El sol calienta cada vez más. Con el motor parado producto de las largas bajadas se hace penetrante el sonar del roce de los metales, que se entremezcla con el canto de las calandrias y el silbido de las martinetas.
Un cañadón zigzaguea a la derecha del tren, su arena amarilla cobija un sinnúmero de dibujos que la lluvia próxima desarmará, una postal con gambetas de culebras y corridas de lagartijas.
Todavía las vías mantienen la temperatura del viaje de ida, y nuevamente las castigadas ramas peladas por enfrentar al tren, vuelven a sacudirse ante su paso.
Desde esta posición la punta de los álamos señalan la cercanía del barrio mientras el viento sur arrastra los ladridos de los perros y el griterío de los niños trenzados en el picado.
Son los últimos 2 Km de la travesía. “Cuando veníamos sobrados de tiempo el canalito que pasaba al lado de la escuela era ideal para refrescar el cuerpo y darle descanso al pobre trencito”, recuerda Heberto.
Ya es el momento de encender el motor y encarar la recta final. Las 19 vagonetas vienen cargadas de piedras.
Se han consumido los 6 litros de nafta que exige la empresa.

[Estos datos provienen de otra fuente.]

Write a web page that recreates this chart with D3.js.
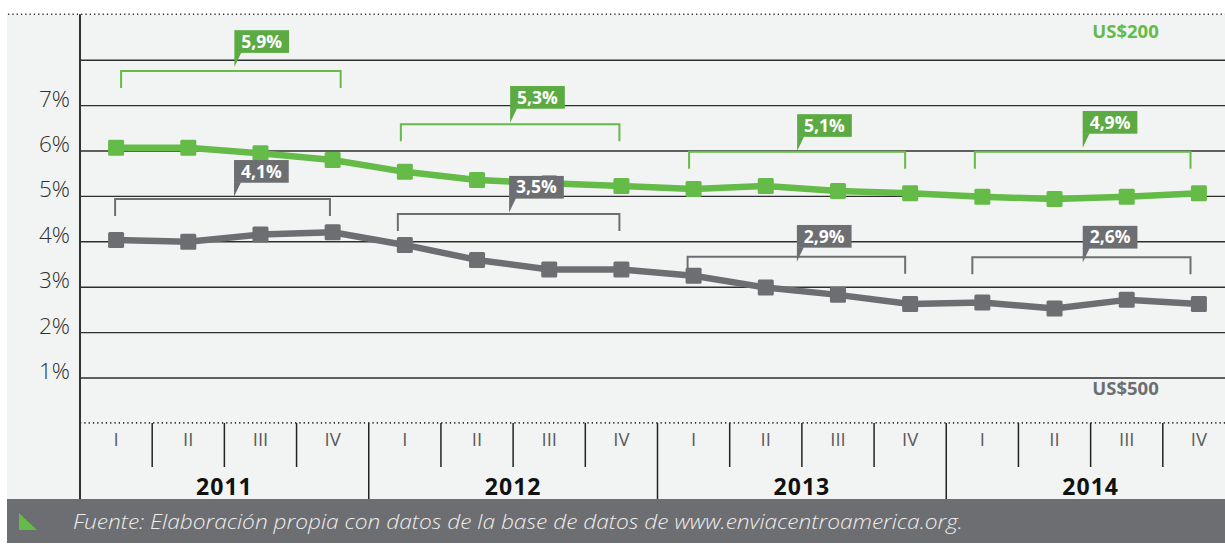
<!DOCTYPE html>
<html><head><meta charset="utf-8">
<script src="https://cdn.jsdelivr.net/npm/d3@7"></script>
<style>
html,body{margin:0;padding:0;background:#fff;}
svg{display:block;font-family:"Open Sans","Noto Sans",sans-serif;}
</style>
</head><body>
<svg id="c" width="1225" height="544"></svg>
<script>
// ---------- data ----------
const years = ["2011", "2012", "2013", "2014"];
const quarters = ["I", "II", "III", "IV"];
const green200 = [6.06, 6.06, 5.94, 5.79, 5.53, 5.35, 5.28, 5.22, 5.15, 5.22, 5.11, 5.06, 4.98, 4.93, 4.98, 5.06];
const gray500  = [4.03, 3.99, 4.15, 4.20, 3.92, 3.59, 3.38, 3.38, 3.24, 2.98, 2.82, 2.62, 2.65, 2.52, 2.71, 2.62];
const greenAnnual = ["5,9%", "5,3%", "5,1%", "4,9%"];
const grayAnnual  = ["4,1%", "3,5%", "2,9%", "2,6%"];
const yTicks = [1, 2, 3, 4, 5, 6, 7];
const gridLevels = [1, 2, 3, 4, 5, 6, 7, 8];
const seriesNames = ["US$200", "US$500"];
const source = "Fuente: Elaboración propia con datos de la base de datos de www.enviacentroamerica.org.";

// ---------- layout (annotation placement, in chart units) ----------
const annoGreen = { bracket: [7.75, 6.58, 5.97, 5.97], boxTop: [8.65, 7.42, 6.80, 6.87],
  dx0: [5, -4, -4.5, -7.5], dx1: [8, -2, -5, -8.4], labelDx: [3.5, 0, 0, 0] };
const annoGray = { bracket: [4.93, 4.60, 3.66, 3.65], boxTop: [5.79, 5.44, 4.36, 4.34],
  dx0: [-1, -7, -6, -10], dx1: [-2.7, -2, -5, -8.4], labelDx: [11.5, 0.5, 0.5, 1.3] };

// ---------- setup ----------
const W = 1225, H = 544;
const plotL = 80, plotR = 1235, footTop = 499;
const cGreen = "#64bb47", cGreenBox = "#5caa44", cGray = "#6d6e71", cInk = "#2e2e2e";
const svg = d3.select("#c");

const x = d3.scaleBand().domain(d3.range(16)).range([plotL, plotR]);
const xYear = d3.scaleBand().domain(years).range([plotL, plotR]);
const y = d3.scaleLinear().domain([0, 9]).range([422.9, 14.3]);
const cx = i => x(i) + x.bandwidth() / 2;

// panel background
svg.append("rect").attr("x", 7).attr("y", y(9)).attr("width", W - 7).attr("height", footTop - y(9))
  .attr("fill", "#f2f4f3");

// gridlines
const grid = svg.append("g").attr("transform", `translate(${plotL},0)`)
  .call(d3.axisLeft(y).tickValues(gridLevels).tickSize(-(W - plotL)).tickFormat(""));
grid.select(".domain").remove();
grid.selectAll("line").attr("stroke", cInk).attr("stroke-width", 1.4);

// dotted lines (top and zero)
svg.append("line").attr("x1", 8).attr("x2", W).attr("y1", y(9)).attr("y2", y(9))
  .attr("stroke", "#333").attr("stroke-width", 1.6).attr("stroke-dasharray", "1.3,3");
svg.append("line").attr("x1", plotL).attr("x2", W).attr("y1", y(0)).attr("y2", y(0))
  .attr("stroke", "#333").attr("stroke-width", 1.6).attr("stroke-dasharray", "1.3,3");

// y labels
const yl = svg.append("g").attr("transform", `translate(${plotL},0)`)
  .call(d3.axisLeft(y).tickValues(yTicks).tickSize(0).tickPadding(10).tickFormat(d => d + "%"));
yl.select(".domain").remove();
yl.selectAll("text").attr("dy", "1px").attr("font-size", 22.5).attr("font-weight", 300)
  .attr("fill", "#2f2f2f").attr("font-family", '"Open Sans",sans-serif');

// y axis line
svg.append("line").attr("x1", plotL).attr("x2", plotL).attr("y1", y(9)).attr("y2", footTop)
  .attr("stroke", "#333").attr("stroke-width", 2);

// quarter / year dividers
d3.range(1, 16).forEach(i => {
  svg.append("line").attr("x1", x(i)).attr("x2", x(i)).attr("y1", y(0))
    .attr("y2", i % 4 === 0 ? footTop : 467).attr("stroke", "#222").attr("stroke-width", 1.5);
});

// quarter labels
const qa = svg.append("g").attr("transform", `translate(0,${y(0)})`)
  .call(d3.axisBottom(x).tickSize(0).tickFormat(i => quarters[i % 4]));
qa.select(".domain").remove();
qa.selectAll("text").attr("y", 23).attr("dy", 0).attr("font-size", 18.5).attr("font-weight", 400)
  .attr("fill", "#5a5a5a").attr("font-family", '"Open Sans",sans-serif');

// year labels
const ya = svg.append("g").attr("transform", `translate(0,0)`)
  .call(d3.axisBottom(xYear).tickSize(0));
ya.select(".domain").remove();
ya.selectAll("text").attr("y", 494.5).attr("dy", 0).attr("font-size", 23).attr("font-weight", 700)
  .attr("letter-spacing", "1px").attr("fill", "#111").attr("font-family", '"Open Sans",sans-serif');

// series
const line = d3.line().x((d, i) => cx(i)).y(d => y(d));
[[gray500, cGray], [green200, cGreen]].forEach(([vals, col]) => {
  svg.append("path").datum(vals).attr("d", line).attr("fill", "none")
    .attr("stroke", col).attr("stroke-width", 6.5).attr("stroke-linejoin", "round");
  svg.append("g").selectAll("rect").data(vals).join("rect")
    .attr("x", (d, i) => cx(i) - 8).attr("y", d => y(d) - 8)
    .attr("width", 16).attr("height", 16).attr("rx", 1.5).attr("fill", col);
});

// annotations
function drawAnno(labels, lay, lineCol, boxCol) {
  labels.forEach((lab, k) => {
    const x0 = cx(k * 4) + lay.dx0[k], x1 = cx(k * 4 + 3) + lay.dx1[k];
    const by = y(lay.bracket[k]);
    svg.append("path")
      .attr("d", `M${x0},${by + 17}V${by}H${x1}V${by + 17}`)
      .attr("fill", "none").attr("stroke", lineCol).attr("stroke-width", 2);
    const bx = (x0 + x1) / 2 + lay.labelDx[k];
    const bt = y(lay.boxTop[k]), bh = 22.7, bw = 54.7;
    svg.append("rect").attr("x", bx).attr("y", bt).attr("width", bw).attr("height", bh).attr("fill", boxCol);
    svg.append("path").attr("d", `M${bx},${bt + bh - 0.5}L${bx},${bt + bh + 14}L${bx + 7},${bt + bh - 0.5}Z`)
      .attr("fill", boxCol);
    svg.append("text").attr("x", bx + bw / 2).attr("y", bt + bh / 2 + 6.2)
      .attr("text-anchor", "middle").attr("font-size", 17.5).attr("font-weight", 700)
      .attr("fill", "#fff").text(lab);
  });
}
drawAnno(greenAnnual, annoGreen, cGreen, cGreenBox);
drawAnno(grayAnnual, annoGray, cGray, cGray);

// series name labels
svg.append("text").attr("x", 1125.5).attr("y", 37.7).attr("text-anchor", "middle")
  .attr("font-size", 18.5).attr("font-weight", 700).attr("fill", cGreen).text(seriesNames[0]);
svg.append("text").attr("x", 1125.5).attr("y", 395).attr("text-anchor", "middle")
  .attr("font-size", 18.5).attr("font-weight", 700).attr("fill", cGray).text(seriesNames[1]);

// footer
svg.append("rect").attr("x", 7).attr("y", footTop).attr("width", W - 7).attr("height", 44).attr("fill", cGray);
svg.append("path").attr("d", "M19,513L19,530L37,530Z").attr("fill", cGreen);
svg.append("text").attr("x", 73).attr("y", 529).attr("font-size", 20).attr("font-style", "italic")
  .attr("font-weight", 300).attr("fill", "#ededed")
  .attr("textLength", 890).attr("lengthAdjust", "spacingAndGlyphs").text(source);
</script>
</body></html>
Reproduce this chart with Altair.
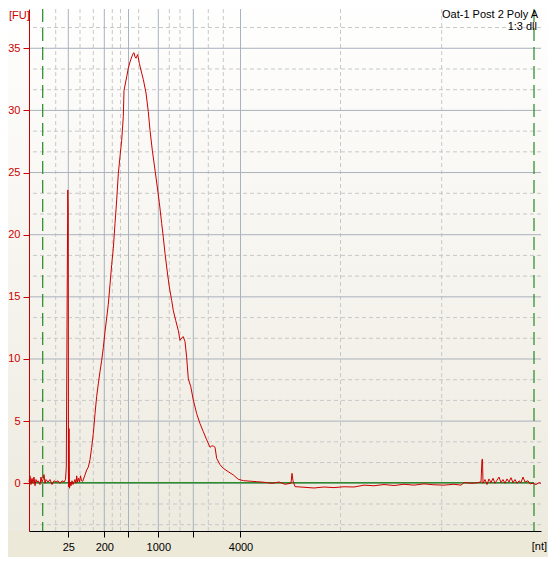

Al pasar por el canal grande ya es mediodía, y tan sólo queda cruzar el puente del desagüe.
Ante el vibrar de los rieles y el sonar del motor, el portón se abre y deja ingresar a un extenuado trencito que descansará hasta un nuevo sonar de sirena.
La sonrisa cómplice de Heberto marca el final de su recuerdo.
“Ahora todos lo manejaban” comenta burlonamente, en referencia a quienes dicen haberlo andado.
Tres o cuatro décadas han pasado entre desarmaderos, depósitos y chatarras, para que hoy el viejo tren luzca iluminado como un prócer en medio del barrio. “Este es el número tres”, comenta Heberto, algo inseguro. “Sí,  porque al número uno lo vi en el patio de la fábrica”, agrega.
Allí en el medio de la rotonda unido a dos vagonetas, el trencito hace revivir los recuerdos de varias generaciones de Stefenelli, aunque en la imaginación de Heberto siga en marcha, cargado de piedras.